No se trata de hechos aislados ni de ocurrencias transicionales. Mucho menos de eventos cuyas implicaciones pueda superar de manera fácil o automática la nueva normalidad democrática que se abre paso a través de la competencia electoral y el pluralismo partidista. La competencia es buena y hasta sana, pero no cura milagrosamente.

Los temas referidos reclaman, más bien, de reformas urgentes y lo mejor hechas que se pueda, dentro del partido perdedor, y precisamente en los nichos donde su derrota adquiere pleno sentido: en el gobierno de la ciudad de México y en el Congreso de la Unión. En la precisión sobre las relaciones y atribuciones del gobierno local con el federal, así como en las formas de gobierno interno y las disposiciones legales que definen el papel del Congreso y sus vínculos con el poder Ejecutivo. Son, sin más, reformas de Estado y del Estado que las elecciones por sí solas, con los resultados que se quiera, no pueden llevar a buen puerto.

Por último, pero no menos importante. Debajo de las derrotas y las sorpresas, está la corrosión priísta, que sigue en ebullición y afecta los núcleos centrales de operación y mando de esa formación política. Afecta también, tal vez de un modo decisivo, el alma del priísmo y sus visiones y concepciones de la política misma. Y nada de esto, tejidos y corazón, es poca cosa; no lo es para los priístas, pero tampoco puede dejar a los que no lo son impávidos y ajenos: han sido demasiados los años en que todos hemos tenido que vivir, convivir y hasta sobrevivir al PRI, como para ahora pensar que podemos hacernos a un lado.

La reforma y normalización del PRI forma parte así, nos guste o no, de la reforma misma del Estado.

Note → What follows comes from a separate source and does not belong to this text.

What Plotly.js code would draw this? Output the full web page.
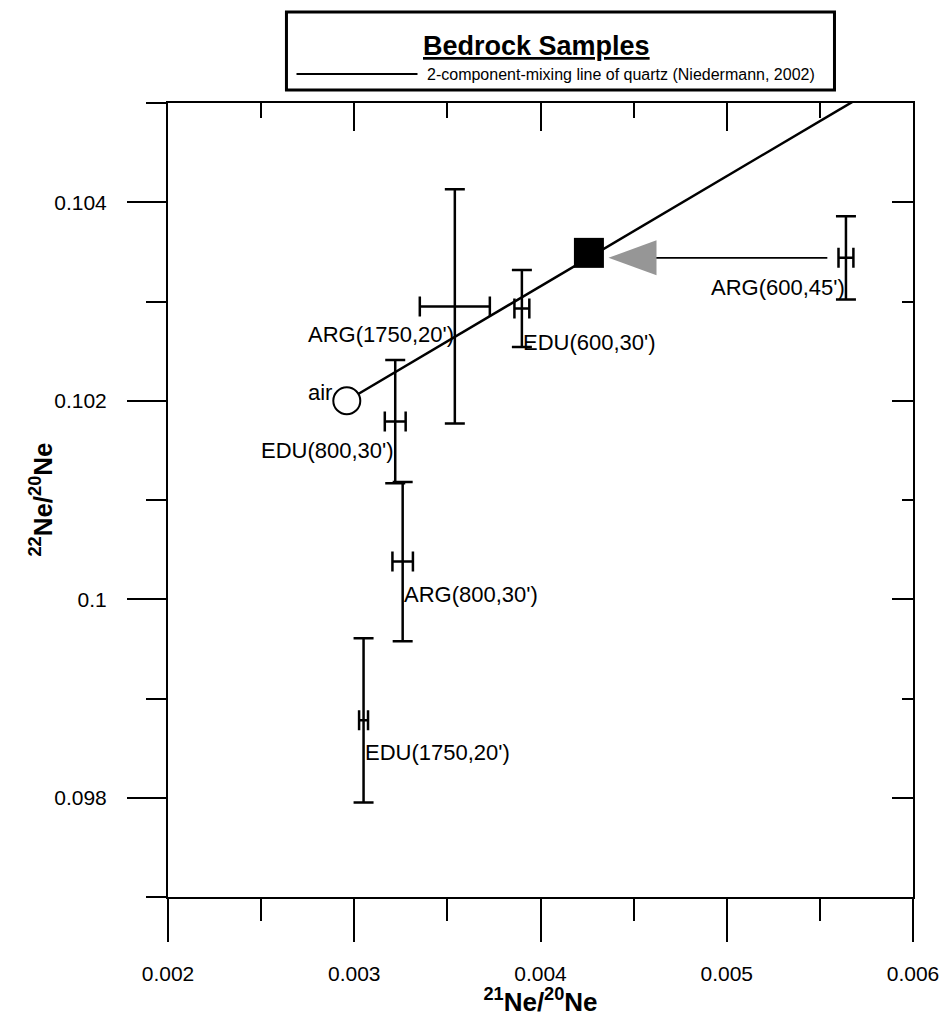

El costo de olvidarlo o soslayarlo, puede ser resignarnos a que la policía siga presa de la primera plana de la nota roja, o se vuelva la primera víctima propiciatoria del reclamo que emane de una eventual ``frustración'' democrática.

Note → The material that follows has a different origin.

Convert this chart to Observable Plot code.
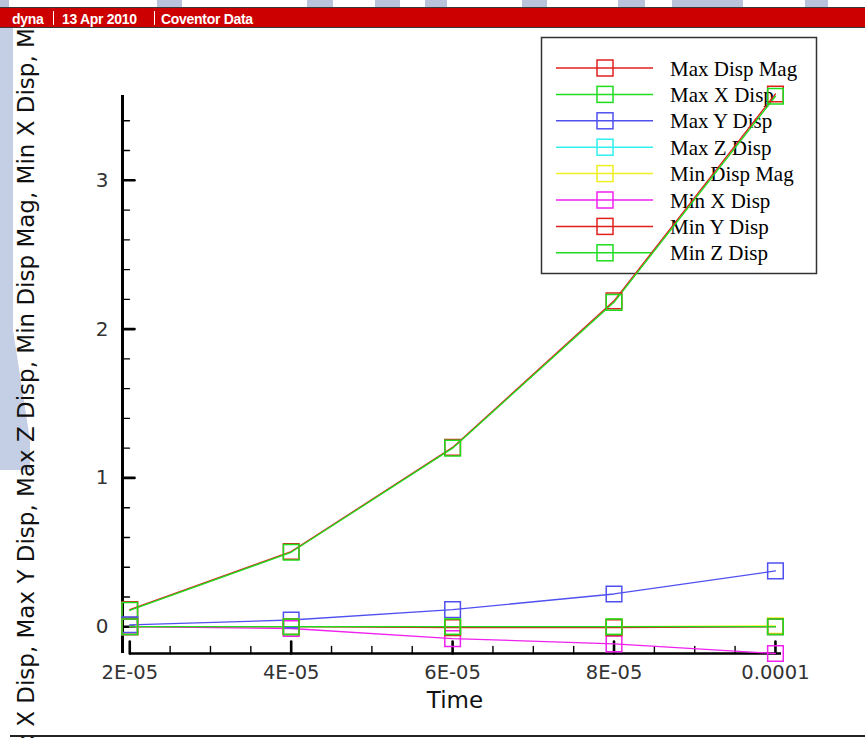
<!DOCTYPE html>
<html><head><meta charset="utf-8">
<script src="https://cdn.jsdelivr.net/npm/d3@7"></script>
<script src="https://cdn.jsdelivr.net/npm/@observablehq/plot@0.6"></script>
<style>
html,body{margin:0;padding:0;background:#fff;}
#wrap{position:relative;width:865px;height:738px;overflow:hidden;background:#fff;}
#watermark{position:absolute;left:0;top:0;}
#chart{position:absolute;left:0;top:0;}
#header{position:absolute;left:0;top:0;z-index:3;}
#bottomline{position:absolute;left:10px;top:735px;width:855px;height:2px;background:#222;z-index:3;}
</style>
</head><body>
<div id="wrap">
  <svg id="watermark" width="60" height="738" xmlns="http://www.w3.org/2000/svg">
    <polygon points="0,28 13,28 13,330 30,440 30,470 0,470" fill="#c4cee4"/>
  </svg>
  <div id="chart"></div>
  <svg id="header" width="865" height="28" xmlns="http://www.w3.org/2000/svg">
    <rect x="0" y="0" width="865" height="7" fill="#fff"/>
    <g fill="#b9c4dc">
      <rect x="0" y="0" width="9" height="7"/>
      <rect x="157" y="0" width="25" height="7"/>
      <rect x="307" y="0" width="26" height="7"/>
      <rect x="375" y="0" width="25" height="7"/>
      <rect x="425" y="0" width="22" height="7"/>
      <rect x="522" y="0" width="25" height="7"/>
      <rect x="618" y="0" width="27" height="7"/>
      <rect x="672" y="0" width="71" height="7"/>
      <rect x="805" y="0" width="23" height="7"/>
    </g>
    <rect x="0" y="7" width="865" height="21" fill="#3a3a3a"/>
    <rect x="0" y="8" width="865" height="19" fill="#cc0000"/>
    <g fill="#fff" font-family="'Liberation Sans', Arial, sans-serif" font-weight="bold" font-size="14" letter-spacing="-0.3">
      <text x="12" y="24">dyna</text>
      <text x="62" y="24">13 Apr 2010</text>
      <text x="161" y="24">Coventor Data</text>
    </g>
    <g stroke="#fff" stroke-width="1">
      <line x1="53.5" x2="53.5" y1="11" y2="25"/>
      <line x1="154.5" x2="154.5" y1="11" y2="25"/>
    </g>
  </svg>
  <div id="bottomline"></div>
</div>
<script>
// ---- data ----
const times = [2e-5, 4e-5, 6e-5, 8e-5, 1e-4];
const seriesNames = ["Max Disp Mag", "Max X Disp", "Max Y Disp", "Max Z Disp", "Min Disp Mag", "Min X Disp", "Min Y Disp", "Min Z Disp"];
const seriesColors = ["#e0201e", "#1edc1e", "#5050f0", "#30f0f0", "#f0f020", "#f020f0", "#e0201e", "#1edc1e"];
const maxDispMag = [0.115, 0.505, 1.205, 2.19, 3.58];
const maxXDisp   = [0.11, 0.50, 1.20, 2.18, 3.565];
const maxYDisp   = [0.013, 0.045, 0.115, 0.22, 0.375];
const maxZDisp   = [0, 0, 0, 0, 0];
const minDispMag = [0, 0, 0, 0, 0.006];
const minXDisp   = [0, -0.012, -0.08, -0.115, -0.18];
const minYDisp   = [0, 0, -0.006, -0.006, 0];
const minZDisp   = [0, 0, 0, 0, 0];
const seriesValues = [maxDispMag, maxXDisp, maxYDisp, maxZDisp, minDispMag, minXDisp, minYDisp, minZDisp];

const xMajor = [2e-5, 4e-5, 6e-5, 8e-5, 1e-4];
const xTickLabels = ["2E-05", "4E-05", "6E-05", "8E-05", "0.0001"];
const xMinor = [2.5e-5, 3e-5, 3.5e-5, 4.5e-5, 5e-5, 5.5e-5, 6.5e-5, 7e-5, 7.5e-5, 8.5e-5, 9e-5, 9.5e-5];
const yMajor = [0, 1, 2, 3];
const yTickLabels = ["0", "1", "2", "3"];
const yMinor = [0.2, 0.4, 0.6, 0.8, 1.2, 1.4, 1.6, 1.8, 2.2, 2.4, 2.6, 2.8, 3.2, 3.4];
const xTitle = "Time";
const yTitle = seriesNames.join(", ");

const xDomain = [1.91e-5, 1.0075e-4];
const yDomain = [-0.18, 3.57];

// tidy table
const table = [];
seriesNames.forEach((name, i) => {
  times.forEach((t, j) => table.push({series: name, t, v: seriesValues[i][j]}));
});

const tickShape = {draw(ctx, l) { ctx.moveTo(0, 0); ctx.lineTo(0, -l); }};
const font = "'DejaVu Sans', Verdana, sans-serif";

const plot = Plot.plot({
  width: 865,
  height: 738,
  marginLeft: 122,
  marginRight: 84,
  marginTop: 95,
  marginBottom: 85,
  style: {fontFamily: font, background: "transparent", overflow: "visible"},
  x: {domain: xDomain, axis: null},
  y: {domain: yDomain, axis: null},
  color: {domain: seriesNames, range: seriesColors},
  marks: [
    // axis lines
    Plot.ruleX([xDomain[0]], {y1: yDomain[0], y2: yDomain[1], stroke: "#000", strokeWidth: 3}),
    Plot.ruleY([yDomain[0]], {x1: xMajor[0], x2: xDomain[1], stroke: "#000", strokeWidth: 2.4}),
    // ticks
    Plot.vector(yMajor, {x: xDomain[0], y: d => d, rotate: 90, length: 12, anchor: "start", shape: tickShape, stroke: "#000", strokeWidth: 2.6}),
    Plot.vector(yMinor, {x: xDomain[0], y: d => d, rotate: 90, length: 7, anchor: "start", shape: tickShape, stroke: "#000", strokeWidth: 1.4}),
    Plot.vector(xMajor, {x: d => d, y: yDomain[0], rotate: 0, length: 12, anchor: "start", shape: tickShape, stroke: "#000", strokeWidth: 2.6}),
    Plot.vector(xMinor, {x: d => d, y: yDomain[0], rotate: 0, length: 7, anchor: "start", shape: tickShape, stroke: "#000", strokeWidth: 1.4}),
    // tick labels
    Plot.text(yMajor, {x: xDomain[0], y: d => d, text: (d, i) => yTickLabels[i], textAnchor: "end", dx: -14, fontSize: 20, fill: "#333"}),
    Plot.text(xMajor, {x: d => d, y: yDomain[0], text: (d, i) => xTickLabels[i], dy: 19, lineAnchor: "middle", fontSize: 19.5, fill: "#333"}),
    // titles
    Plot.text([xTitle], {frameAnchor: "bottom", dx: 3, dy: 47, lineAnchor: "middle", textAnchor: "middle", fontSize: 23, fill: "#111"}),
    Plot.text([yTitle], {frameAnchor: "left", rotate: -90, dx: -96, lineAnchor: "middle", textAnchor: "middle", fontSize: 23, fill: "#111"}),
    // data
    Plot.line(table, {x: "t", y: "v", z: "series", stroke: "series", strokeWidth: 1.3}),
    Plot.dot(table, {x: "t", y: "v", stroke: "series", symbol: "square", r: 8.8, strokeWidth: 1.5, fill: "none"})
  ]
});
document.getElementById("chart").appendChild(plot);

// legend drawn beneath the data marks
const svg = d3.select(plot);
const lg = svg.insert("g", "g").attr("class", "legend");
lg.append("rect").attr("x", 541.5).attr("y", 37.5).attr("width", 275).attr("height", 236)
  .attr("fill", "none").attr("stroke", "#333").attr("stroke-width", 1.5);
seriesNames.forEach((name, i) => {
  const yy = 68 + i * 26.4;
  const c = seriesColors[i];
  lg.append("line").attr("x1", 556).attr("x2", 653).attr("y1", yy).attr("y2", yy).attr("stroke", c).attr("stroke-width", 1.5);
  lg.append("rect").attr("x", 597).attr("y", yy - 8).attr("width", 16).attr("height", 16)
    .attr("fill", "none").attr("stroke", c).attr("stroke-width", 1.5);
  lg.append("text").attr("x", 670).attr("y", yy + 7.5).text(name)
    .attr("text-anchor", "start")
    .attr("font-family", "'Liberation Serif', 'Times New Roman', serif").attr("font-size", 21).attr("fill", "#000");
});
</script>
</body></html>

En el fondo, lo que tal vez estemos viviendo sea un reacomodo territorial y económico, geográfico en el sentido profundo del término, de las relaciones del poder en el nivel nacional y en el internacional, del que puede emanar un nuevo perfil del sistema político en su conjunto. Puede llevar, sin más, a la desaparición del PRI y a una extraña, indeseable, reconversión bipartidista del formato político-electoral mexicano. Estas no son fumadas de la transición, sino fumarolas del volcán político que puso al descubierto la votación tranquila del domingo.

Como puede verse, llegó por fin el tiempo de la política, pero también y para ya la hora de la responsabilidad. Las reformas y resistencias ante los vaivenes hostiles del cambio no nos caerán del cielo o de Los Pinos. Alguien, destacadamente los partidos y sus legisladores, el Presidente y sus estrategas, los medios que comuniquen y expliquen en vez de ofuscar y crispar, tendrá que realizarlo. Y para ello, más que destreza lo que se necesita es de hombres y mujeres políticos y responsables.